I guess if you don't mind having an unstable system and enjoy searching google for "how to get xyz to work in bash windows linux" and finding absolutely no answers on stackoverflow then Frankenstein OS is good for you. If you want to find and squash completely new types of bugs that you aren't use to dealing with, then use Frankenstein OS.

For those of us who just want a system that works and is reliable then we should stay away from Frankenstein OS.


>Frankenstein OS (Linux + Windows) is going to break every dev tool chain you can think of. I don't see how anyone in their right mind would think Frankenstein OS is a good dev platform.

It's a binary-identical linux userspace, and it (appears as if it) has the same linux kernel. There will be some rare edge cases (see: mounting a case-sensitive POSIX filesystem on top of the case-preserving NTFS) but aside from that i envisage lxcore.sys being extremely compatible. Certainly a better dev platform than my current cygwin/windows/samba/debian-in-hyper-v setup for mixed OS development.

Why do you think things will break?


> >Frankenstein OS (Linux + Windows) is going to break every dev tool chain you can think of.
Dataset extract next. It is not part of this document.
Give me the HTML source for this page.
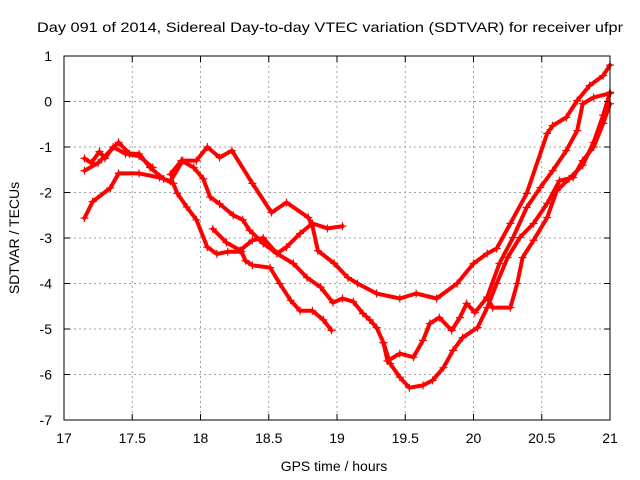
<!DOCTYPE html>
<html><head><meta charset="utf-8"><style>
html,body{margin:0;padding:0;background:#fff}
svg{display:block;font-family:"Liberation Sans",sans-serif}
</style></head><body>
<svg id="chart" width="640" height="480" viewBox="0 0 640 480">
<rect width="640" height="480" fill="#fff"/>
<text x="330" y="32" font-size="14" text-anchor="middle" textLength="586" lengthAdjust="spacingAndGlyphs">Day 091 of 2014, Sidereal Day-to-day VTEC variation (SDTVAR) for receiver ufpr</text>
<g id="grid"></g>
<g id="series"></g>
<rect x="64" y="56" width="546" height="364" fill="none" stroke="#000" stroke-width="1"/>
<g id="axes"></g>
<text x="334" y="471" font-size="14" text-anchor="middle">GPS time / hours</text>
<text transform="translate(19,238) rotate(-90)" font-size="14" text-anchor="middle">SDTVAR / TECUs</text>
</svg>
<script>
const xTicks=[17,17.5,18,18.5,19,19.5,20,20.5,21];
const xTickLabels=["17","17.5","18","18.5","19","19.5","20","20.5","21"];
const yTicks=[1,0,-1,-2,-3,-4,-5,-6,-7];
const yTickLabels=["1","0","-1","-2","-3","-4","-5","-6","-7"];
const series0=[[17.15,-1.25],[17.2,-1.35],[17.26,-1.1],[17.3,-1.25],[17.36,-1.0],[17.45,-1.15],[17.55,-1.2],[17.65,-1.45]];
const series1=[[17.15,-2.56],[17.21,-2.2],[17.34,-1.9],[17.4,-1.58],[17.55,-1.58],[17.7,-1.67],[17.78,-1.75],[17.87,-1.3],[17.97,-1.3],[18.05,-1.0],[18.14,-1.23],[18.23,-1.08],[18.38,-1.8],[18.52,-2.44],[18.63,-2.22],[18.79,-2.55],[18.82,-2.73],[18.86,-3.28],[18.98,-3.56],[19.08,-3.87],[19.15,-4.0],[19.29,-4.22],[19.46,-4.33],[19.58,-4.22],[19.73,-4.33],[19.88,-4.0],[20.0,-3.56],[20.1,-3.34],[20.17,-3.23],[20.27,-2.68],[20.39,-2.02],[20.54,-0.7],[20.58,-0.53],[20.68,-0.35],[20.76,0.02],[20.85,0.35],[20.95,0.57],[21.0,0.8]];
const series2=[[18.09,-2.8],[18.19,-3.1],[18.29,-3.27],[18.38,-3.05],[18.46,-3.0],[18.56,-3.34],[18.63,-3.2],[18.73,-2.9],[18.82,-2.68],[18.93,-2.79],[19.04,-2.74]];
const series3=[[17.15,-1.52],[17.25,-1.35],[17.4,-0.9],[17.48,-1.15],[17.55,-1.15],[17.63,-1.45],[17.73,-1.7],[17.8,-1.8],[17.83,-2.02],[17.9,-2.32],[17.97,-2.6],[18.05,-3.2],[18.12,-3.35],[18.2,-3.3],[18.3,-3.3],[18.33,-3.5],[18.38,-3.6],[18.51,-3.65],[18.58,-4.0],[18.66,-4.37],[18.73,-4.6],[18.82,-4.6],[18.9,-4.8],[18.96,-5.03]];
const series4=[[17.78,-1.6],[17.86,-1.3],[17.95,-1.45],[18.02,-1.7],[18.07,-2.1],[18.14,-2.25],[18.24,-2.5],[18.31,-2.6],[18.36,-2.83],[18.46,-3.12],[18.56,-3.34],[18.68,-3.56],[18.78,-3.87],[18.88,-4.08],[18.97,-4.42],[19.04,-4.33],[19.12,-4.4],[19.19,-4.66],[19.24,-4.8],[19.29,-4.97],[19.34,-5.3],[19.39,-5.76],[19.46,-6.06],[19.53,-6.29],[19.63,-6.24],[19.7,-6.13],[19.78,-5.85],[19.85,-5.47],[19.92,-5.19],[20.03,-4.97],[20.1,-4.53],[20.17,-4.0],[20.25,-3.43],[20.34,-2.99],[20.44,-2.68],[20.54,-2.24],[20.63,-1.74],[20.73,-1.67],[20.8,-1.3],[20.88,-1.0],[20.95,-0.48],[21.0,-0.05]];
const series5=[[19.34,-5.3],[19.37,-5.7],[19.46,-5.54],[19.56,-5.62],[19.63,-5.25],[19.68,-4.88],[19.75,-4.75],[19.84,-5.03],[19.9,-4.75],[19.95,-4.44],[20.01,-4.64],[20.1,-4.3],[20.19,-3.56],[20.29,-2.99],[20.39,-2.33],[20.49,-1.89],[20.58,-1.52],[20.68,-1.08],[20.76,-0.64],[20.8,-0.05],[20.88,0.09],[21.0,0.18]];
const series6=[[20.1,-4.3],[20.14,-4.53],[20.27,-4.53],[20.32,-4.0],[20.36,-3.43],[20.44,-3.05],[20.54,-2.55],[20.61,-1.96],[20.7,-1.7],[20.8,-1.4],[20.88,-0.9],[20.95,-0.3],[21.0,0.2]];
const allSeries=[series0,series1,series2,series3,series4,series5,series6];

const X0=64,X1=610,Y0=420,Y1=56,XMIN=17,XMAX=21,YMIN=-7,YMAX=1;
function xs(v){return X0+(v-XMIN)/(XMAX-XMIN)*(X1-X0);}
function ys(v){return Y0-(v-YMIN)/(YMAX-YMIN)*(Y0-Y1);}
const NS="http://www.w3.org/2000/svg";
function mk(tag,attrs,parent){const e=document.createElementNS(NS,tag);for(const k in attrs)e.setAttribute(k,attrs[k]);parent.appendChild(e);return e;}
const grid=document.getElementById('grid'),axes=document.getElementById('axes'),sg=document.getElementById('series');
xTicks.forEach((t,i)=>{
  const x=xs(t);
  if(i>0&&i<xTicks.length-1){
    const g=mk('line',{x1:x,x2:x,y1:Y1,y2:Y0,stroke:'#a0a0a0','stroke-dasharray':'2,3'},grid);
    
    
  }
  const tk=mk('path',{d:`M${x},${Y0}v-6M${x},${Y1}v6`,stroke:'#000'},axes);
  
  
  const lb=mk('text',{x:x,y:443,'font-size':14,'text-anchor':'middle'},axes);
  lb.textContent=xTickLabels[i];
  
  
});
yTicks.forEach((t,i)=>{
  const y=ys(t);
  if(i>0&&i<yTicks.length-1){
    const g=mk('line',{x1:X0,x2:X1,y1:y,y2:y,stroke:'#a0a0a0','stroke-dasharray':'2,3'},grid);
    
    
  }
  const tk=mk('path',{d:`M${X0},${y}h6M${X1},${y}h-6`,stroke:'#000'},axes);
  
  
  const lb=mk('text',{x:52,y:y+5,'font-size':14,'text-anchor':'end'},axes);
  lb.textContent=yTickLabels[i];
  
  
});
allSeries.forEach((s,si)=>{
  const pts=s.map(p=>xs(p[0]).toFixed(1)+','+ys(p[1]).toFixed(1)).join(' ');
  const pl=mk('polyline',{points:pts,fill:'none',stroke:'#ff0000','stroke-width':4,'stroke-linejoin':'round','stroke-linecap':'round'},sg);
  
  
  s.forEach(p=>{
    const x=xs(p[0]),y=ys(p[1]);
    const m=mk('path',{d:`M${x-4},${y}h8M${x},${y-4}v8`,stroke:'#ff0000','stroke-width':1.2},sg);
    
    
  });
});
</script>
</body></html>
I don't see how anyone in their right mind would think Frankenstein OS is a good dev platform.

> It's a binary-identical linux userspace, and it (appears as if it) has the same linux kernel.

I don't think so (GPL is the main reason why I doubt it because everyone would consider that to be a derivative work of Linux). It looks like they're doing something FreeBSD has had for 10+ years and SmartOS has had for 5+ years. You emulate the syscalls. It's a very simple idea and devilishly hard to get right.


That's a beautiful lawn you got there.


It is a common's green, everyone can freely picnic there.